• [Source data]:
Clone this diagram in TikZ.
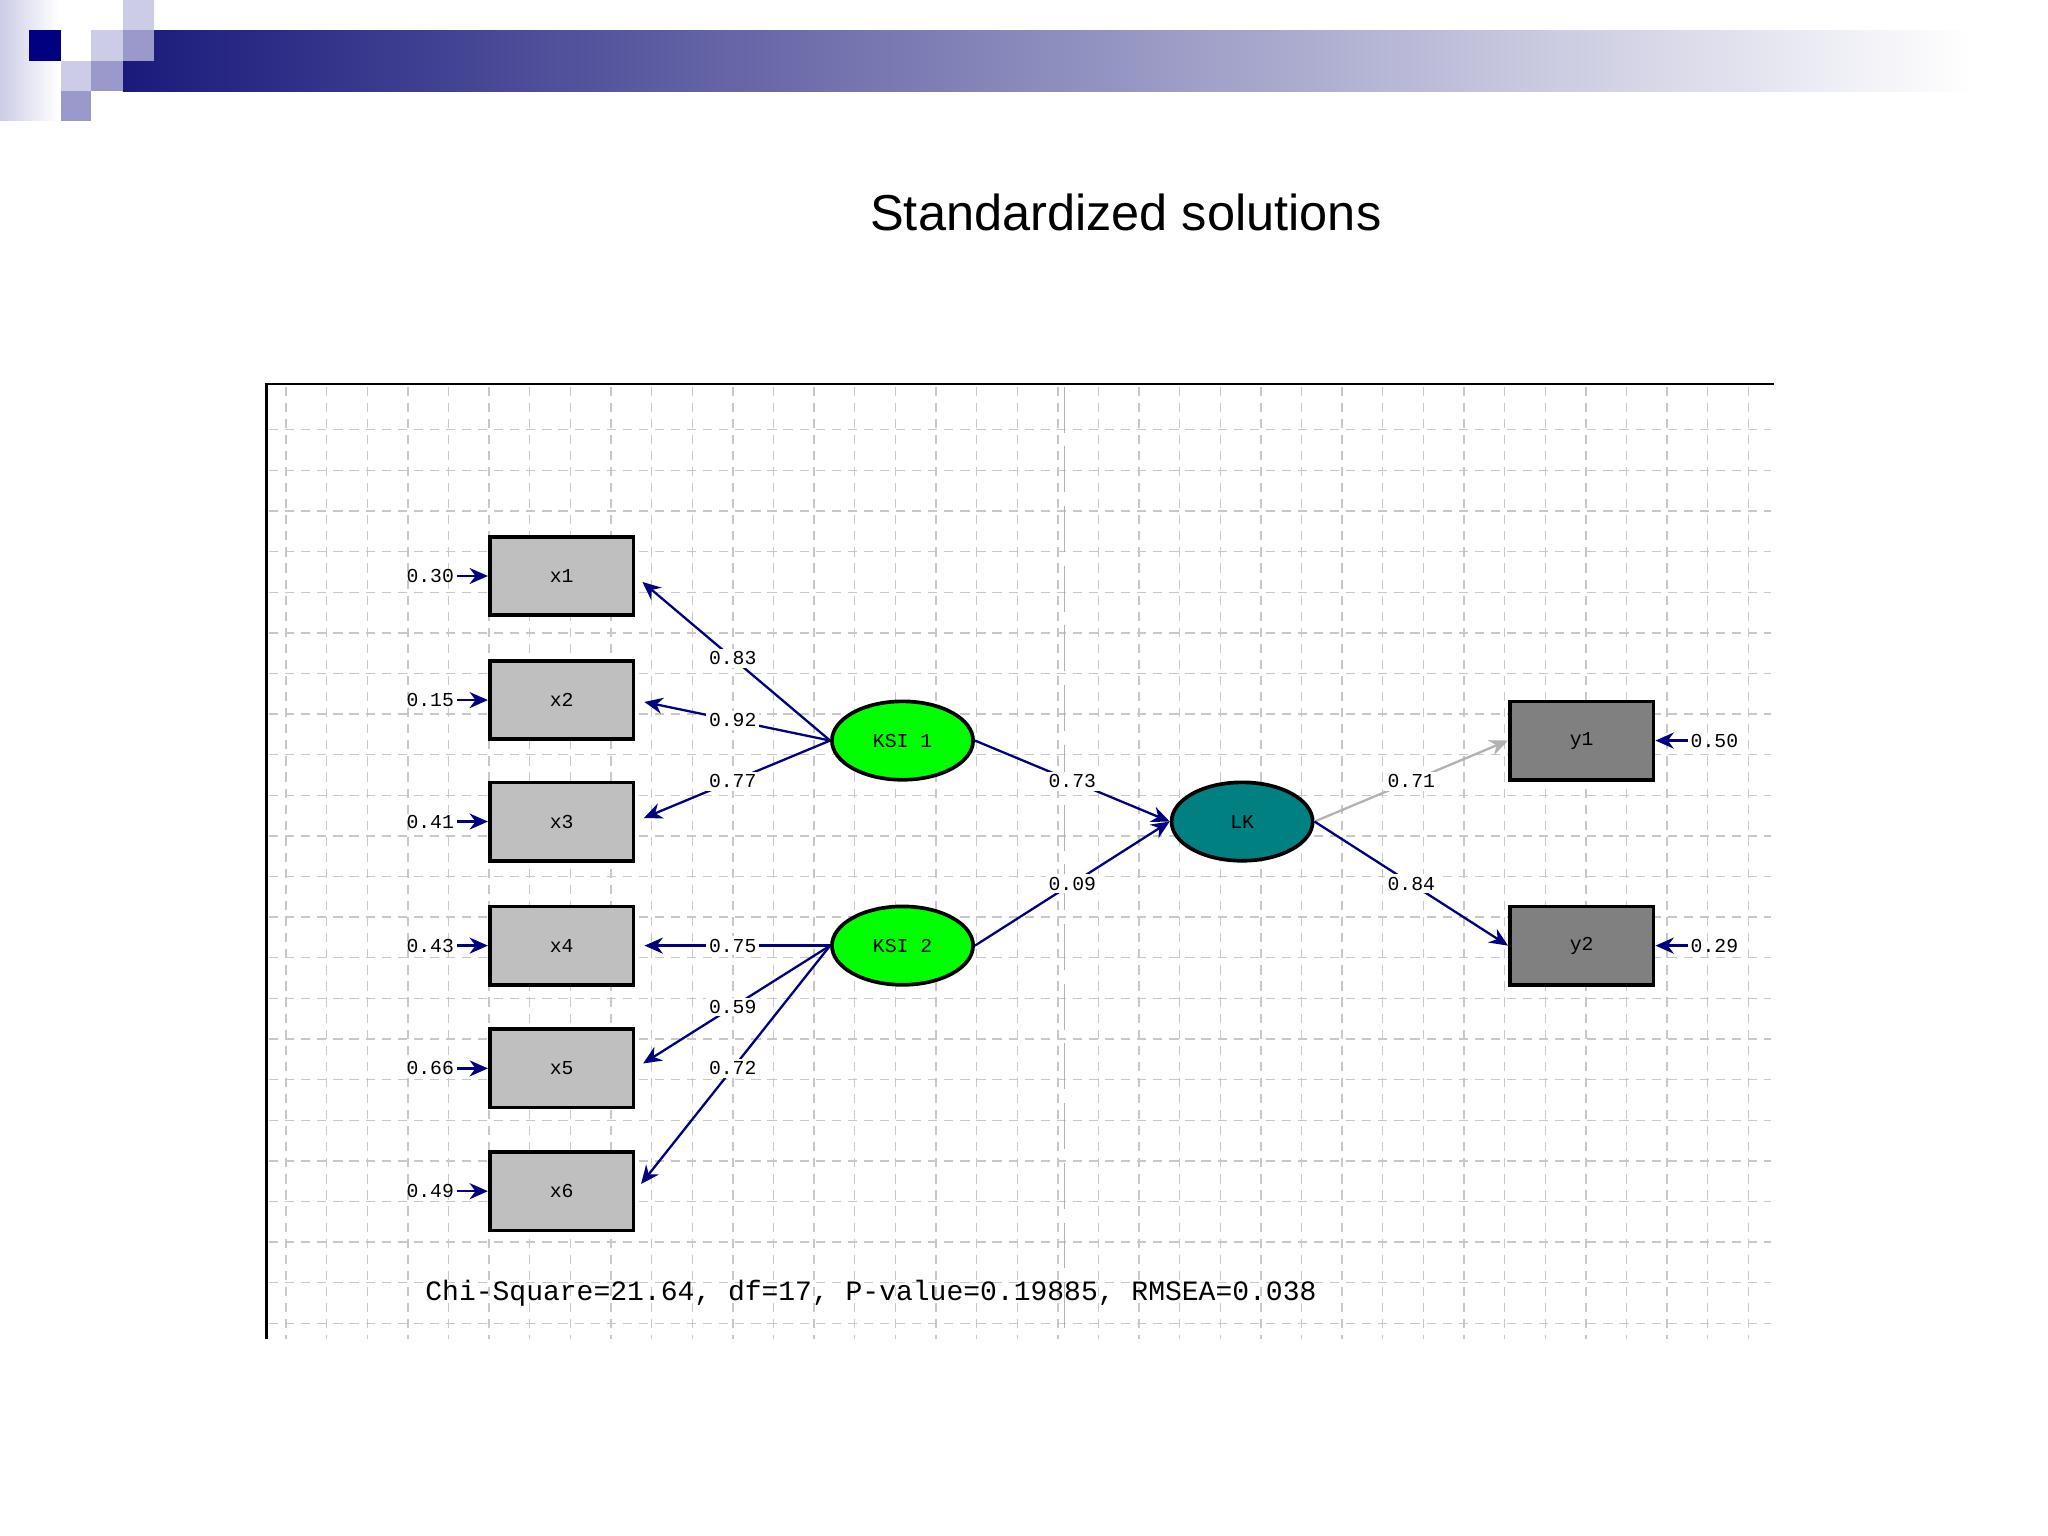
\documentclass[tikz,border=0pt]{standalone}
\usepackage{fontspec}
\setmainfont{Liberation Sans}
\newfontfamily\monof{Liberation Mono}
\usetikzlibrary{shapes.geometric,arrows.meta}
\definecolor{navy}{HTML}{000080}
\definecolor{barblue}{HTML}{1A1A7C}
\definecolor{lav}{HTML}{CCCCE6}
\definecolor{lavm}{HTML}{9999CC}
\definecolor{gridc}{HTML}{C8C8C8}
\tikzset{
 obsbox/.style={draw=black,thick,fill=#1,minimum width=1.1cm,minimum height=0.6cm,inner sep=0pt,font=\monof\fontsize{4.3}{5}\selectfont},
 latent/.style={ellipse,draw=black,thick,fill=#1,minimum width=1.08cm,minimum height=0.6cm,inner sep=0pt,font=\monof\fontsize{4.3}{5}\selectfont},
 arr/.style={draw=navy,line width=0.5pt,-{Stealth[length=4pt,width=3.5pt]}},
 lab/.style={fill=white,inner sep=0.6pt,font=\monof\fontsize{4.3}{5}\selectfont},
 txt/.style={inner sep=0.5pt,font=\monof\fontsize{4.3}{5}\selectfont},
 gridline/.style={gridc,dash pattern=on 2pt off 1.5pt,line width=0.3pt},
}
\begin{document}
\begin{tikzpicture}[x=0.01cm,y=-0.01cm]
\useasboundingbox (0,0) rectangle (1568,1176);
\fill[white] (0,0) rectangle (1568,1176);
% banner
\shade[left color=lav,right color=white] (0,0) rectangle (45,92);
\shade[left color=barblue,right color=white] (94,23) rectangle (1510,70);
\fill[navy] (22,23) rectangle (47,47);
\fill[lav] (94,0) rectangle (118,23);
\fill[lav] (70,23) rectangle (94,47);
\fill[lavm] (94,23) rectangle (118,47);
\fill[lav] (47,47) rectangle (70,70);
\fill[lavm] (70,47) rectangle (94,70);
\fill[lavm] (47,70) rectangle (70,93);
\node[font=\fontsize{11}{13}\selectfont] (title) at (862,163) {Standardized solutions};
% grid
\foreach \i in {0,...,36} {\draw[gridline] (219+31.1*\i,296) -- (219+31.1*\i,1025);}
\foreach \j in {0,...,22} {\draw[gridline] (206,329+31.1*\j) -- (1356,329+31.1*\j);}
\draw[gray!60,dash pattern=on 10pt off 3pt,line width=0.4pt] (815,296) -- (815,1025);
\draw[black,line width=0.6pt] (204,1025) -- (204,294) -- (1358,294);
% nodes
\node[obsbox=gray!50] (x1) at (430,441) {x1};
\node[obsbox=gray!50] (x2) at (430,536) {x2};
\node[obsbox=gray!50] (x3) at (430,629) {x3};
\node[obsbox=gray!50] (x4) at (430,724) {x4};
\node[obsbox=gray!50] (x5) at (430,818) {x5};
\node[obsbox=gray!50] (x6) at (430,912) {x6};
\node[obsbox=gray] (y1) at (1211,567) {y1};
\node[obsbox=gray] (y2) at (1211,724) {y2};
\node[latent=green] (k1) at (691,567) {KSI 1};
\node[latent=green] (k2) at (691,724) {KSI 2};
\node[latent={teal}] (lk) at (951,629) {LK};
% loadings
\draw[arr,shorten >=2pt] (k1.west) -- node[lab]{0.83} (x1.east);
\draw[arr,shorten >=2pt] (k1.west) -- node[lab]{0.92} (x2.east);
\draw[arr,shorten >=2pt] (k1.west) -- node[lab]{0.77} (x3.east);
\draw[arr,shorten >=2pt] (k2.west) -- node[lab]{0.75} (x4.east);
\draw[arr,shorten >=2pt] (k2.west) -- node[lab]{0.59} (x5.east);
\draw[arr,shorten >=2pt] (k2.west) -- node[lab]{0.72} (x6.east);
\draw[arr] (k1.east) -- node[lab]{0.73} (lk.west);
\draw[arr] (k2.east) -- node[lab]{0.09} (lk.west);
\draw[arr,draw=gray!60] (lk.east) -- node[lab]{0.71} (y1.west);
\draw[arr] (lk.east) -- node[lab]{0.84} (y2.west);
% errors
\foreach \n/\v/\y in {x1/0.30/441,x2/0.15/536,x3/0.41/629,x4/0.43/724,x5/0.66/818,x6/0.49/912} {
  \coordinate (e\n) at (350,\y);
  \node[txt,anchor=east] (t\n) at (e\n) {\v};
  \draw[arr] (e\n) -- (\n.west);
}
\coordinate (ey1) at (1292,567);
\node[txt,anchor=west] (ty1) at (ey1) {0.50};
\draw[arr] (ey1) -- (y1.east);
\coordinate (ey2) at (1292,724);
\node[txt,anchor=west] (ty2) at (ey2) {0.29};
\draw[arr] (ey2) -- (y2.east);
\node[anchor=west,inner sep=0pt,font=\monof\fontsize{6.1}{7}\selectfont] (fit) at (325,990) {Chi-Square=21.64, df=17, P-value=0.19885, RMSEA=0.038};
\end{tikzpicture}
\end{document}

• [Problem details]:
Working from the material above, transcribe it exactly while omitting pictures.

• [Worked answer]:
Clone this diagram in TikZ.
\documentclass[tikz,border=0pt]{standalone}
\usepackage{fontspec}
\setmainfont{Liberation Sans}
\newfontfamily\monof{Liberation Mono}
\usetikzlibrary{shapes.geometric,arrows.meta}
\definecolor{navy}{HTML}{000080}
\definecolor{barblue}{HTML}{1A1A7C}
\definecolor{lav}{HTML}{CCCCE6}
\definecolor{lavm}{HTML}{9999CC}
\definecolor{gridc}{HTML}{C8C8C8}
\tikzset{
 obsbox/.style={draw=black,thick,fill=#1,minimum width=1.1cm,minimum height=0.6cm,inner sep=0pt,font=\monof\fontsize{4.3}{5}\selectfont},
 latent/.style={ellipse,draw=black,thick,fill=#1,minimum width=1.08cm,minimum height=0.6cm,inner sep=0pt,font=\monof\fontsize{4.3}{5}\selectfont},
 arr/.style={draw=navy,line width=0.5pt,-{Stealth[length=4pt,width=3.5pt]}},
 lab/.style={fill=white,inner sep=0.6pt,font=\monof\fontsize{4.3}{5}\selectfont},
 txt/.style={inner sep=0.5pt,font=\monof\fontsize{4.3}{5}\selectfont},
 gridline/.style={gridc,dash pattern=on 2pt off 1.5pt,line width=0.3pt},
}
\begin{document}
\begin{tikzpicture}[x=0.01cm,y=-0.01cm]
\useasboundingbox (0,0) rectangle (1568,1176);
\fill[white] (0,0) rectangle (1568,1176);
% banner
\shade[left color=lav,right color=white] (0,0) rectangle (45,92);
\shade[left color=barblue,right color=white] (94,23) rectangle (1510,70);
\fill[navy] (22,23) rectangle (47,47);
\fill[lav] (94,0) rectangle (118,23);
\fill[lav] (70,23) rectangle (94,47);
\fill[lavm] (94,23) rectangle (118,47);
\fill[lav] (47,47) rectangle (70,70);
\fill[lavm] (70,47) rectangle (94,70);
\fill[lavm] (47,70) rectangle (70,93);
\node[font=\fontsize{11}{13}\selectfont] (title) at (862,163) {Standardized solutions};
% grid
\foreach \i in {0,...,36} {\draw[gridline] (219+31.1*\i,296) -- (219+31.1*\i,1025);}
\foreach \j in {0,...,22} {\draw[gridline] (206,329+31.1*\j) -- (1356,329+31.1*\j);}
\draw[gray!60,dash pattern=on 10pt off 3pt,line width=0.4pt] (815,296) -- (815,1025);
\draw[black,line width=0.6pt] (204,1025) -- (204,294) -- (1358,294);
% nodes
\node[obsbox=gray!50] (x1) at (430,441) {x1};
\node[obsbox=gray!50] (x2) at (430,536) {x2};
\node[obsbox=gray!50] (x3) at (430,629) {x3};
\node[obsbox=gray!50] (x4) at (430,724) {x4};
\node[obsbox=gray!50] (x5) at (430,818) {x5};
\node[obsbox=gray!50] (x6) at (430,912) {x6};
\node[obsbox=gray] (y1) at (1211,567) {y1};
\node[obsbox=gray] (y2) at (1211,724) {y2};
\node[latent=green] (k1) at (691,567) {KSI 1};
\node[latent=green] (k2) at (691,724) {KSI 2};
\node[latent={teal}] (lk) at (951,629) {LK};
% loadings
\draw[arr,shorten >=2pt] (k1.west) -- node[lab]{0.83} (x1.east);
\draw[arr,shorten >=2pt] (k1.west) -- node[lab]{0.92} (x2.east);
\draw[arr,shorten >=2pt] (k1.west) -- node[lab]{0.77} (x3.east);
\draw[arr,shorten >=2pt] (k2.west) -- node[lab]{0.75} (x4.east);
\draw[arr,shorten >=2pt] (k2.west) -- node[lab]{0.59} (x5.east);
\draw[arr,shorten >=2pt] (k2.west) -- node[lab]{0.72} (x6.east);
\draw[arr] (k1.east) -- node[lab]{0.73} (lk.west);
\draw[arr] (k2.east) -- node[lab]{0.09} (lk.west);
\draw[arr,draw=gray!60] (lk.east) -- node[lab]{0.71} (y1.west);
\draw[arr] (lk.east) -- node[lab]{0.84} (y2.west);
% errors
\foreach \n/\v/\y in {x1/0.30/441,x2/0.15/536,x3/0.41/629,x4/0.43/724,x5/0.66/818,x6/0.49/912} {
  \coordinate (e\n) at (350,\y);
  \node[txt,anchor=east] (t\n) at (e\n) {\v};
  \draw[arr] (e\n) -- (\n.west);
}
\coordinate (ey1) at (1292,567);
\node[txt,anchor=west] (ty1) at (ey1) {0.50};
\draw[arr] (ey1) -- (y1.east);
\coordinate (ey2) at (1292,724);
\node[txt,anchor=west] (ty2) at (ey2) {0.29};
\draw[arr] (ey2) -- (y2.east);
\node[anchor=west,inner sep=0pt,font=\monof\fontsize{6.1}{7}\selectfont] (fit) at (325,990) {Chi-Square=21.64, df=17, P-value=0.19885, RMSEA=0.038};
\end{tikzpicture}
\end{document}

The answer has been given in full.